NI 43-101 report
Vancouver, British Columbia - Bearing Resources Ltd. (the "Company" or "Bearing") (TSX Venture: BRZ) is pleased to announced that it has closed its previously announced non-brokered private placement (the "Private Placement") and has issued 12,000,000 units ("Units") at a price of $0.13 per Unit for gross proceeds of approximately $1,560,000. Each Unit is comprised of one common share and one common share purchase warrant entitling the holder to purchase one additional common share of the Company at an exercise price of $0.25 until October 21, 2017. Finder's fees were paid on a portion of the Private Placement.
Jeremy Poirier, President and Chief Executive Officer of the Company states: "We are very pleased with the level of interest in the Private Placement and the fact that it was oversubscribed. We welcome the new shareholders to our Company and appreciate the ongoing support of our current shareholders. We look forward to growing the Company with them."
All securities issued pursuant to the Private Placement are subject to a statutory four-month hold period. The Company intends to use the proceeds from the Private Placement for general working capital and corporate purposes.
As announced on September 30, 2016, the Company completed its previously announced transaction with Commander Resources Ltd. ("Commander"). As a result, the Company acquired direct ownership of 12,000,000 common shares of Commander (the "Commander Shares") in exchange for select mineral properties. The Company acquired the Commander Shares at a deemed price of 0.055 per Commander Share (being the closing price of the Commander Shares on the TSX Venture Exchange on the closing date) pursuant to a purchase agreement (the "Transaction"). Immediately before the Transaction, the Company did not own any Commander Shares. Following the Transaction, the Company held direct ownership of 12,000,000 Commander Shares, representing approximately 10.40% of the issued and outstanding Shares of Commander. The Company may sell the Commander Shares either on the open market or through private dispositions in the future depending on market conditions, reformulation of plans and/or other relevant factors.
A copy of the early warning report filed by the Company in connection with the acquisition of the Commander Shares is available on the SEDAR website at www.sedar.com or by contacting the Company directly at 778-989-1501.
ON BEHALF OF THE BOARD
Signed "Jeremy Poirier"
Jeremy Poirier, President and CEO
FOR FURTHER INFORMATION PLEASE CONTACT:
Jeremy Poirier - President and CEO Bearing Resources - Telephone: 1-778-989-1501
Neither the TSX Venture Exchange nor its Regulation Services Provider (as that term is defined in the policies of the TSX Venture Exchange) accepts responsibility for the adequacy or accuracy of this release.
Cautionary Statements Regarding Forward Looking Information
This news release includes certain "forward-looking information" and "forward-looking statements" (collectively "forward-looking statements") within the meaning of applicable Canadian and United States securities legislation including the United States Private Securities Litigation Reform Act of 1995. All statements, other than statements of historical fact, included herein, without limitation, statements relating to the future operating or financial performance of the Company, are forward-looking statements.

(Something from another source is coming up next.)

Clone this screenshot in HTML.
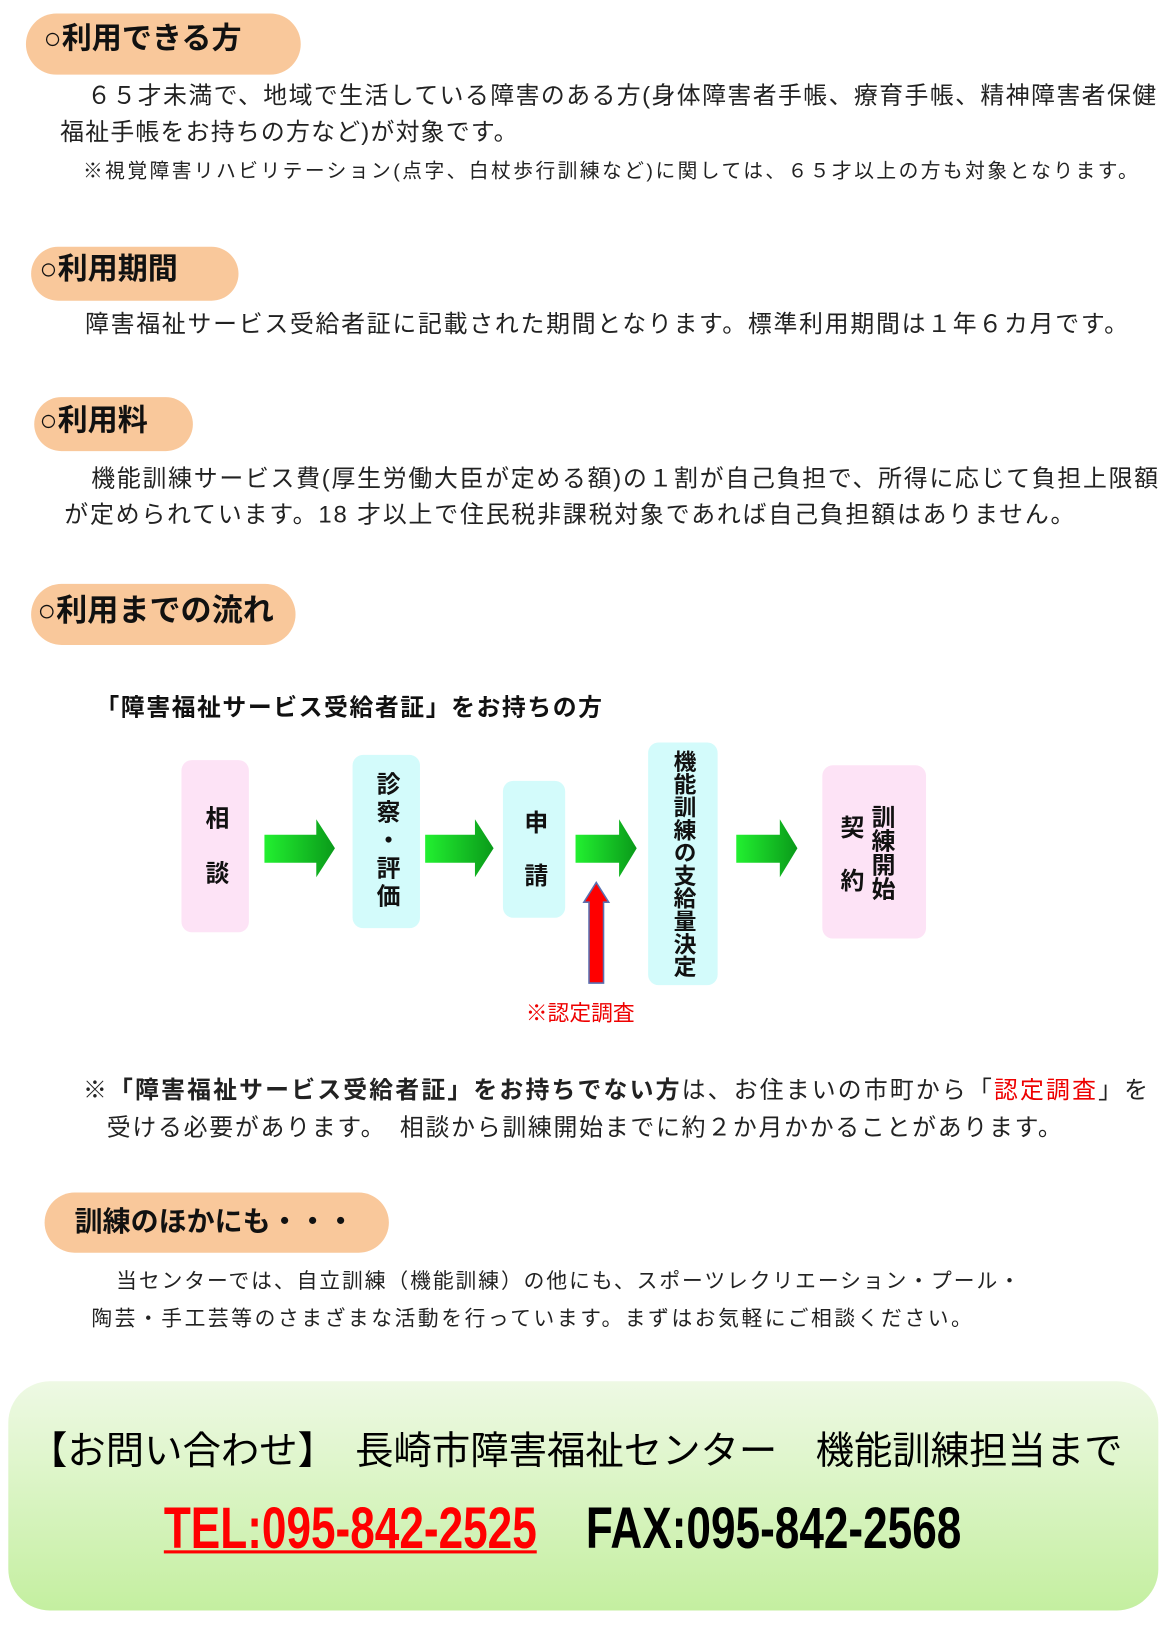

Forward-looking statements are frequently, but not always, identified by words such as "expects", "anticipates", "believes", "intends", "estimates", "potential", "possible", and similar expressions, or statements that events, conditions, or results "will", "may", "could", or "should" occur or be achieved. Forward-looking statements in this news release relate to, among other things the intended use of proceeds of the Private Placement and the future growth of the Company. Actual future results may differ materially. There can be no assurance that such statements will prove to be accurate, and actual results and future events could differ materially from those anticipated in such statements. Forward-looking statements reflect the beliefs, opinions and projections on the date the statements are made and are based upon a number of assumptions and estimates that, while considered reasonable by the respective parties, are inherently subject to significant business, economic, competitive, political and social uncertainties and contingencies. Many factors, both known and unknown, could cause actual results, performance or achievements to be materially different from the results, performance or achievements that are or may be expressed or implied by such forward-looking statements and the parties have made assumptions and estimates based on or related to many of these factors. Such factors include, without limitation, management's discretion to re-allocate the proceeds of the Private Placement, actual results of current exploration activities; conclusions of economic evaluations; changes in project parameters as plans continue to be refined and other risks of the mining industry. Readers should not place undue reliance on the forward-looking statements and information contained in this news release concerning these times. Except as required by law, First Mining does not assume any obligation to update the forward-looking statements of beliefs, opinions, projections, or other factors, should they change, except as required by law.